I was taken in immediately and at no point was the mask issue brought up again.
I was in that hospital for 24 hours, seen by about 20 medical people and only one of them asked me to put a mask on. I refused and his response was ‘well as long as you feel comfortable without one that’s fine.’
The only time I became uncomfortable and did something I really didn’t want to do, was when they told me I had to take a COVID test or they wouldn’t admit me. I initially refuse the test but was told I had no choice. I was in severe pain and far too afraid to leave the hospital in my condition over a COVID test. So, I consented to it.
I was discharged from the hospital the next day and then called the primary care doctor for a follow up appointment. This was the same network as the ER hospital so I assumed the mask wouldn’t be an issue. I requested accommodation on the phone but they refused. I was told I had to wear a mask in the building. I initially took the appointment, then called back and canceled it because I didn’t want to be seen by a doctor that forced masks.
So once again, the mask issue was causing me anxiety and making me hesitant to seek care. My injuries were stable and I considered taking my chances that I would recover, and not to bother with the follow up. But my health is important to me so wanted to try and find another doctor.
I decided to bypass the primary care doctor and go directly to an orthopedic surgeon as that was who ultimately needed to do follow up. I called another doctor and requested accommodation. The woman I spoke to told me nobody had ever requested this before. I was shocked. She was very kind and said she would check for me.
I waited a day for a return call. She called and left a message, and I called right back but when I ask for her the person on the phone said they would pull up my chart and let me know what was going on. She read my chart and told me I was going to be referred to neurology. I got panicky and said that no, I had called for orthopedic, not neurology and somebody needed to explain this to me. She said the nurse would call me back.
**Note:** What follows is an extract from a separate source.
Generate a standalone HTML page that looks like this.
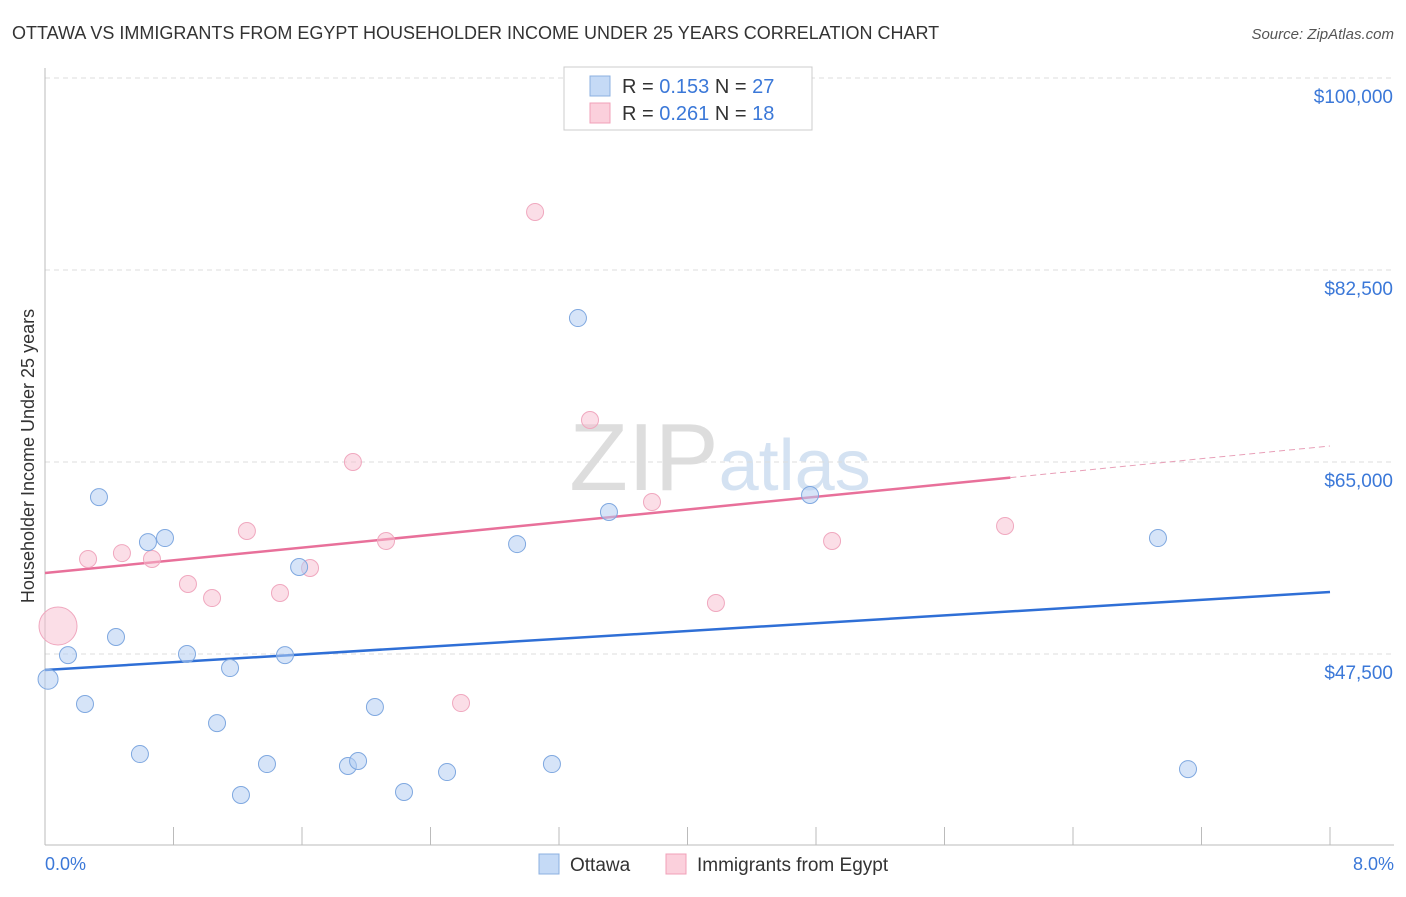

For the next 10 minutes I was in total panic because I thought they found a neurologic problem I wasn’t aware of. Finally, the original person I spoke to phoned me and said they had made a mistake reading my chart and I got an appointment with an orthopedist. I repeated my request for accommodation, and it was allowed. This appointment is not for a few weeks but I don’t anticipate any issues. I can sense when I’m speaking with reasonable people.
My accident and injuries were traumatic to me, but I almost didn’t seek care due to all the hassle of getting out of the mask requirement. From the beginning of the ‘pandemic’, I knew I would never put on a mask. I knew it was evil. I knew it was wrong. And I knew it would lead to bad things.
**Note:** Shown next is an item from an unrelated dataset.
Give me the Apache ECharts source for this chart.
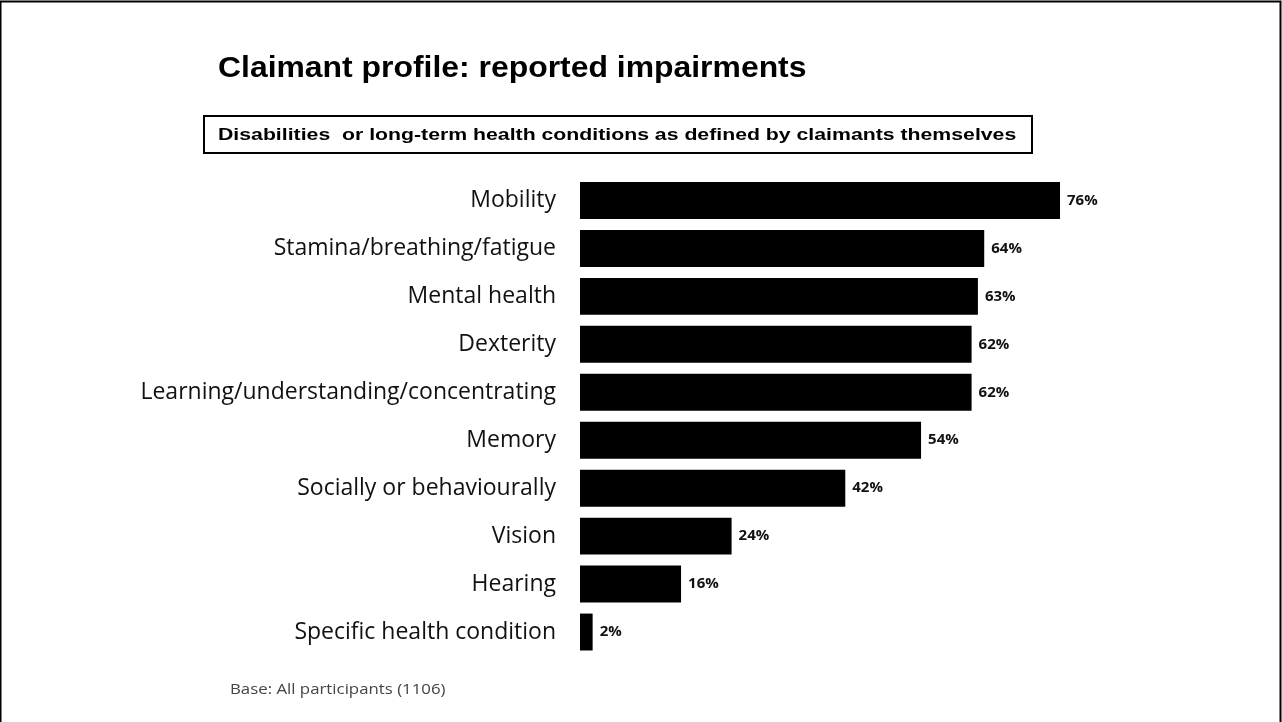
<!DOCTYPE html>
<html>
<head>
<meta charset="utf-8">
<script src="https://cdn.jsdelivr.net/npm/echarts@6/dist/echarts.min.js"></script>
<style>
html,body{margin:0;padding:0;background:#fff;}
#c{width:1282px;height:722px;}
</style>
</head>
<body>
<div id="c"></div>
<script>
const categories = ["Mobility","Stamina/breathing/fatigue","Mental health","Dexterity","Learning/understanding/concentrating","Memory","Socially or behaviourally","Vision","Hearing","Specific health condition"];
const values = [76,64,63,62,62,54,42,24,16,2];
const titleText = "Claimant profile: reported impairments";
const subtitleText = "Disabilities  or long-term health conditions as defined by claimants themselves";
const footnoteText = "Base: All participants (1106)";

const chart = echarts.init(document.getElementById('c'));
chart.setOption({
  animation:false,
  backgroundColor:'#fff',
  graphic:[
    {type:'rect',shape:{x:0.5,y:1.5,width:1280,height:722},style:{fill:'none',stroke:'#000',lineWidth:2},silent:true},
    {type:'text',x:218,y:68.5,scaleX:1.10,style:{text:titleText,fontFamily:'Liberation Sans, Arial, sans-serif',fontWeight:'bold',fontSize:29,fill:'#000',verticalAlign:'middle'}},
    {type:'rect',shape:{x:204,y:116,width:828,height:37},style:{fill:'#fff',stroke:'#000',lineWidth:2}},
    {type:'text',x:218,y:135,scaleX:1.25,style:{text:subtitleText,fontFamily:'Liberation Sans, Arial, sans-serif',fontWeight:'bold',fontSize:17,fill:'#000',verticalAlign:'middle'}},
    {type:'text',x:230,y:690,scaleX:1.12,style:{text:footnoteText,fontFamily:'Open Sans, sans-serif',fontSize:15,fill:'#444',verticalAlign:'middle'}}
  ],
  grid:{left:580,top:176.5,width:631.6,height:479.5,containLabel:false},
  xAxis:{type:'value',min:0,max:100,show:false},
  yAxis:{
    type:'category',data:categories,inverse:true,
    axisLine:{show:false},axisTick:{show:false},splitLine:{show:false},
    axisLabel:{margin:24,fontFamily:'Open Sans, sans-serif',fontSize:23,color:'#111'}
  },
  series:[{
    type:'bar',data:values,barCategoryGap:'23%',
    itemStyle:{color:'#000'},
    label:{show:true,position:'right',distance:7,formatter:'{c}%',fontFamily:'Open Sans, sans-serif',fontWeight:'bold',fontSize:15,color:'#111'}
  }]
});
</script>
</body>
</html>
Now, over a year after the start of this thing, I’m not sure why everyone continues to comply. I can’t believe I’m the only person to request accommodation from a doctor’s office. I’m not even able to articulate why it is so important not to comply. I feel in my core that it simply cannot be done. I survived this entire episode without ever putting on a mask. In a way I almost risk my life for it. It surprised me to have that kind of power within my being.
—Maskless in the Northwest
I want to say thank you for this note. You have fill me with inspiration. Countless other readers will be filled with the same by your example. Friends will share this with friends. Family with family. Children with parents. People who never thought it possible to go maskless in their lives will suddenly make it possible.
That’s what it all comes down to: resolving to make it so and then following through.
Your summary of motivation is well put “I’m not even able to articulate why it is so important not to comply. I feel in my core that it simply cannot be done.”